Stated goal
The data below should be restated word for word, with every picture omitted.

Collected data
------------------------------

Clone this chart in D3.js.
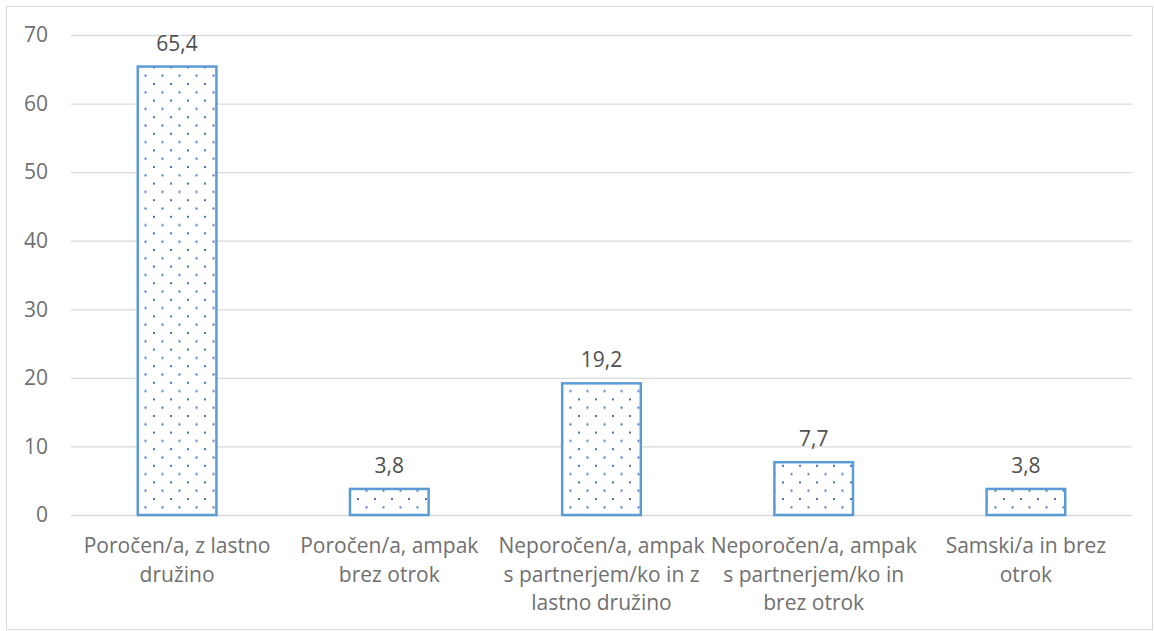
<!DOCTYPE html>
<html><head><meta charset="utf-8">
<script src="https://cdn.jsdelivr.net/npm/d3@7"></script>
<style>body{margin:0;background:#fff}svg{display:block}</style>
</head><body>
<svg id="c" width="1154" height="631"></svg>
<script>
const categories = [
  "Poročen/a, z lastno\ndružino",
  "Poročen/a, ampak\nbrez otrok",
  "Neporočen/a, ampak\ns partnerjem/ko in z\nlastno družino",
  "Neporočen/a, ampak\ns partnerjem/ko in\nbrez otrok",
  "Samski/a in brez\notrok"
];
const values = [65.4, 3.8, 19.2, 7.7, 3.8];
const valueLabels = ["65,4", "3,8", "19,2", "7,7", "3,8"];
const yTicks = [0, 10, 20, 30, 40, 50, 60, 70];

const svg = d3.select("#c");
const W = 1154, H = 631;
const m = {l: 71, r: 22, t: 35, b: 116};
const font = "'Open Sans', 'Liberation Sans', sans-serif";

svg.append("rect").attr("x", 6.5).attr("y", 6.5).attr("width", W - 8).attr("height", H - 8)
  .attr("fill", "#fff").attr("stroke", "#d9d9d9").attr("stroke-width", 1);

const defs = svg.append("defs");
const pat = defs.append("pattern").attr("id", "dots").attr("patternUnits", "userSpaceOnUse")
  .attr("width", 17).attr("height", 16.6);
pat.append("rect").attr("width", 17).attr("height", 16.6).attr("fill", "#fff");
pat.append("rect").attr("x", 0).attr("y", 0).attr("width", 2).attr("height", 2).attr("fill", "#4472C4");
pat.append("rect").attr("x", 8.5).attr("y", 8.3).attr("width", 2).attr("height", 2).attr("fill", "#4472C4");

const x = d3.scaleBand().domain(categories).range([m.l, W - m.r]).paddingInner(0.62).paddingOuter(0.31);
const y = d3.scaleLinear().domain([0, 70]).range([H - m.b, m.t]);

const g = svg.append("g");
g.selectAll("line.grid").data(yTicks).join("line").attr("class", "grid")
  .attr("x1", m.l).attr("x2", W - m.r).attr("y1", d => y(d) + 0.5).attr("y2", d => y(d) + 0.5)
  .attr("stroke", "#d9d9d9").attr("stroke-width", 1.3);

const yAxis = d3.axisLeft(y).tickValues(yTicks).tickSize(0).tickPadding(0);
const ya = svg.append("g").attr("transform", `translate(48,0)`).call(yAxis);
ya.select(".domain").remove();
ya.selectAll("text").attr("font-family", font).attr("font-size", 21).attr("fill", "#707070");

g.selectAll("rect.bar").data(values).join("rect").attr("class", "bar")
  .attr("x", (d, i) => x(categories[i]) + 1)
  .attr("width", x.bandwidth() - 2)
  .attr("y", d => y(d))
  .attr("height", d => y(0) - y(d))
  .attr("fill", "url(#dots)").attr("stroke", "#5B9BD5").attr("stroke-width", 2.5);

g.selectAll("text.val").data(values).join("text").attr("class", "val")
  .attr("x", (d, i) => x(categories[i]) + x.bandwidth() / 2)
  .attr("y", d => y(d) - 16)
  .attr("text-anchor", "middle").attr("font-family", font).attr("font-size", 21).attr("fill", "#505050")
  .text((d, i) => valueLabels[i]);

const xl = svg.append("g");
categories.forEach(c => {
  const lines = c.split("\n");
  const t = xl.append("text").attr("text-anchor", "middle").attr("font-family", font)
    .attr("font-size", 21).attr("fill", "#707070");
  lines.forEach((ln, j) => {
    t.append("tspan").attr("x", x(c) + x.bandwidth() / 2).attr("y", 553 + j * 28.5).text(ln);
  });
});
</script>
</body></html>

------------------------------

Expected answer
Clone this chart in D3.js.
<!DOCTYPE html>
<html><head><meta charset="utf-8">
<script src="https://cdn.jsdelivr.net/npm/d3@7"></script>
<style>body{margin:0;background:#fff}svg{display:block}</style>
</head><body>
<svg id="c" width="1154" height="631"></svg>
<script>
const categories = [
  "Poročen/a, z lastno\ndružino",
  "Poročen/a, ampak\nbrez otrok",
  "Neporočen/a, ampak\ns partnerjem/ko in z\nlastno družino",
  "Neporočen/a, ampak\ns partnerjem/ko in\nbrez otrok",
  "Samski/a in brez\notrok"
];
const values = [65.4, 3.8, 19.2, 7.7, 3.8];
const valueLabels = ["65,4", "3,8", "19,2", "7,7", "3,8"];
const yTicks = [0, 10, 20, 30, 40, 50, 60, 70];

const svg = d3.select("#c");
const W = 1154, H = 631;
const m = {l: 71, r: 22, t: 35, b: 116};
const font = "'Open Sans', 'Liberation Sans', sans-serif";

svg.append("rect").attr("x", 6.5).attr("y", 6.5).attr("width", W - 8).attr("height", H - 8)
  .attr("fill", "#fff").attr("stroke", "#d9d9d9").attr("stroke-width", 1);

const defs = svg.append("defs");
const pat = defs.append("pattern").attr("id", "dots").attr("patternUnits", "userSpaceOnUse")
  .attr("width", 17).attr("height", 16.6);
pat.append("rect").attr("width", 17).attr("height", 16.6).attr("fill", "#fff");
pat.append("rect").attr("x", 0).attr("y", 0).attr("width", 2).attr("height", 2).attr("fill", "#4472C4");
pat.append("rect").attr("x", 8.5).attr("y", 8.3).attr("width", 2).attr("height", 2).attr("fill", "#4472C4");

const x = d3.scaleBand().domain(categories).range([m.l, W - m.r]).paddingInner(0.62).paddingOuter(0.31);
const y = d3.scaleLinear().domain([0, 70]).range([H - m.b, m.t]);

const g = svg.append("g");
g.selectAll("line.grid").data(yTicks).join("line").attr("class", "grid")
  .attr("x1", m.l).attr("x2", W - m.r).attr("y1", d => y(d) + 0.5).attr("y2", d => y(d) + 0.5)
  .attr("stroke", "#d9d9d9").attr("stroke-width", 1.3);

const yAxis = d3.axisLeft(y).tickValues(yTicks).tickSize(0).tickPadding(0);
const ya = svg.append("g").attr("transform", `translate(48,0)`).call(yAxis);
ya.select(".domain").remove();
ya.selectAll("text").attr("font-family", font).attr("font-size", 21).attr("fill", "#707070");

g.selectAll("rect.bar").data(values).join("rect").attr("class", "bar")
  .attr("x", (d, i) => x(categories[i]) + 1)
  .attr("width", x.bandwidth() - 2)
  .attr("y", d => y(d))
  .attr("height", d => y(0) - y(d))
  .attr("fill", "url(#dots)").attr("stroke", "#5B9BD5").attr("stroke-width", 2.5);

g.selectAll("text.val").data(values).join("text").attr("class", "val")
  .attr("x", (d, i) => x(categories[i]) + x.bandwidth() / 2)
  .attr("y", d => y(d) - 16)
  .attr("text-anchor", "middle").attr("font-family", font).attr("font-size", 21).attr("fill", "#505050")
  .text((d, i) => valueLabels[i]);

const xl = svg.append("g");
categories.forEach(c => {
  const lines = c.split("\n");
  const t = xl.append("text").attr("text-anchor", "middle").attr("font-family", font)
    .attr("font-size", 21).attr("fill", "#707070");
  lines.forEach((ln, j) => {
    t.append("tspan").attr("x", x(c) + x.bandwidth() / 2).attr("y", 553 + j * 28.5).text(ln);
  });
});
</script>
</body></html>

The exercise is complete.